CJEU’s judgment of 5 March 2026 in joined cases C‑409/24 to C‑411/24
CJEU: how to interpret ‘voucher’
According to the judgment of the CJEU entered las week in case C-436/24, the concept of ‘voucher’ defined in EU law must be interpreted as not including the issue of points awarded by a supplier to its customers in the context of a loyalty programme under which those points are determined on the basis of the amount spent on the purchase of goods and are used by those customers to obtain additional goods offered for sale by that supplier when a new purchase is made from that supplier’s range. In the Court’s view, this is because there is no obligation for the supplier to accept those points as consideration or part consideration for a supply of goods.

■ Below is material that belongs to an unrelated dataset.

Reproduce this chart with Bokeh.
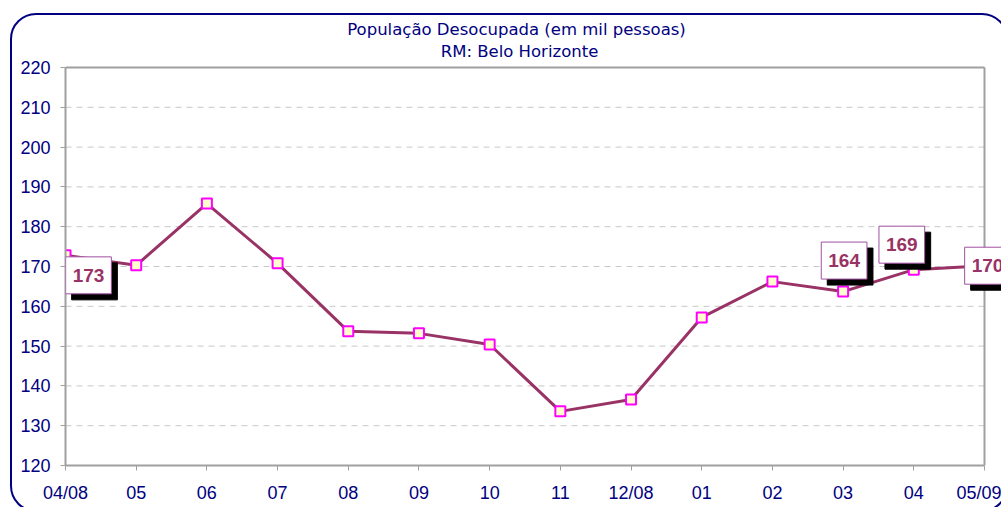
from bokeh.plotting import figure
from bokeh.models import Range1d, FixedTicker, Label, ColumnDataSource, InlineStyleSheet
from bokeh.embed import file_html
from bokeh.resources import INLINE

# ---- data ----
months = ["04/08", "05", "06", "07", "08", "09", "10", "11", "12/08",
          "01", "02", "03", "04", "05/09"]
values = [172.8, 170.3, 185.8, 170.8, 153.7, 153.2, 150.4, 133.6, 136.6,
          157.2, 166.2, 163.7, 169.2, 170.2]
labelled = [0, 11, 12, 13]
y_ticks = list(range(120, 221, 10))
title_1 = "População Desocupada (em mil pessoas)"
title_2 = "RM: Belo Horizonte"

# ---- styles / positions ----
label_offsets = {0: (23, -20), 11: (1, 31), 12: (-12, 25), 13: (3, 0)}
NAVY = "#000080"
LINE = "#993366"
GRAY = "#A0A0A0"
W, H = 1001, 507
LEFT, BOTTOM = 65, 42          # axis panels
PLOT_RIGHT_PX, PLOT_TOP_PX = 984, 67

n = len(months)
x = list(range(n))
ymin, ymax = y_ticks[0], y_ticks[-1]
# extend ranges so that the frame reaches the canvas edges (for the labels)
x_per_px = (n - 1) / (PLOT_RIGHT_PX - LEFT)
y_per_px = (ymax - ymin) / ((H - BOTTOM) - PLOT_TOP_PX)
x_end = (n - 1) + (W - PLOT_RIGHT_PX) * x_per_px
y_end = ymax + PLOT_TOP_PX * y_per_px

src = ColumnDataSource(dict(x=x, y=values))

p = figure(width=W, height=H, output_backend="svg", toolbar_location=None,
           x_range=Range1d(0, x_end), y_range=Range1d(ymin, y_end),
           min_border_left=LEFT, min_border_right=0, min_border_top=0,
           min_border_bottom=BOTTOM)
p.background_fill_color = "white"
p.border_fill_color = "white"
p.outline_line_color = None

# axes
p.xaxis.ticker = FixedTicker(ticks=x)
p.xaxis.major_label_overrides = {i: m for i, m in enumerate(months)}
p.xaxis.bounds = (0, n - 1)
p.yaxis.ticker = FixedTicker(ticks=y_ticks)
p.yaxis.bounds = (ymin, ymax)
for ax in (p.xaxis, p.yaxis):
    ax.axis_line_color = GRAY
    ax.axis_line_width = 2
    ax.major_tick_line_color = GRAY
    ax.major_tick_line_width = 1
    ax.major_tick_out = 5
    ax.major_tick_in = 0
    ax.minor_tick_line_color = None
    ax.major_label_text_color = NAVY
    ax.major_label_text_font = "Liberation Sans"
    ax.major_label_text_font_size = "18px"
p.xaxis.major_label_standoff = 12
p.yaxis.major_label_standoff = 10

p.xgrid.grid_line_color = None
p.ygrid.grid_line_color = None

# grid lines and plot-area border, limited to the plot area
inner = y_ticks[1:-1]
p.segment(x0=[0] * len(inner), x1=[n - 1] * len(inner), y0=inner, y1=inner,
          line_color="#C8C8C8", line_width=1, line_dash="6 5")
p.segment(x0=[0, n - 1], x1=[n - 1, n - 1], y0=[ymax, ymin], y1=[ymax, ymax],
          line_color=GRAY, line_width=2)

# series
p.line("x", "y", source=src, line_color=LINE, line_width=3)
p.scatter("x", "y", source=src, marker="square", size=10,
          fill_color="#FFFFCC", line_color="#FF00FF", line_width=2)

# data labels with shadow
pad = dict(left=7, right=7, top=12, bottom=12)
for i in labelled:
    dx, dy = label_offsets[i]
    txt = f"{round(values[i])}"
    shadow = Label(x=x[i], y=values[i], text=txt, x_offset=dx + 6, y_offset=dy - 6,
                   text_align="center", text_baseline="middle",
                   text_color="black", text_font="Liberation Sans",
                   text_font_style="bold", text_font_size="19px",
                   background_fill_color="black", border_line_color="black",
                   padding=pad)
    lab = Label(x=x[i], y=values[i], text=txt, x_offset=dx, y_offset=dy,
                text_align="center", text_baseline="middle",
                text_color=LINE, text_font="Liberation Sans",
                text_font_style="bold", text_font_size="19px",
                background_fill_color="white", border_line_color="#A050A0",
                border_line_width=1, padding=pad)
    p.add_layout(shadow)
    p.add_layout(lab)

# titles
for txt, xx, yy in ((title_1, 516, 29), (title_2, 519, 51)):
    p.add_layout(Label(x=xx, y=yy, x_units="canvas", y_units="canvas", text=txt,
                       text_align="center", text_baseline="middle",
                       text_color=NAVY, text_font="DejaVu Sans",
                       text_font_size="16.5px"))

# rounded chart frame (partly outside the window, as in the reference)
p.stylesheets = [InlineStyleSheet(css="""
:host { overflow: hidden; }
:host::after {
  content: ""; position: absolute; left: 10px; top: 13px;
  width: 998px; height: 499px; box-sizing: border-box;
  border: 2px solid #000080; border-radius: 26px; pointer-events: none;
}
""")]

open("out.html", "w").write(file_html(p, INLINE))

CJEU’s judgment of 5 March 2026, C-436/24
CJEU: transactions involving exchange of units of virtual money of online video game for traditional currencies are not covered by VAT exemption
According to the CJEU’s judgment of 5 March (case C-472/24), transactions consisting in the exchange, for payment purposes, of real currency for units of virtual money that can be used only in an online video game are not covered by the value added tax exemption. Furthermore, in the Court’s opinion, such units of virtual money, where they give access to certain functionalities within that game, do not fall within the scope of the concept of a ‘voucher’, in particular that of a ‘multi-purpose voucher’, within the meaning of EU law. As a result, VAT must be levied on those transactions in accordance with the general rule laid down by the relevant EU directive.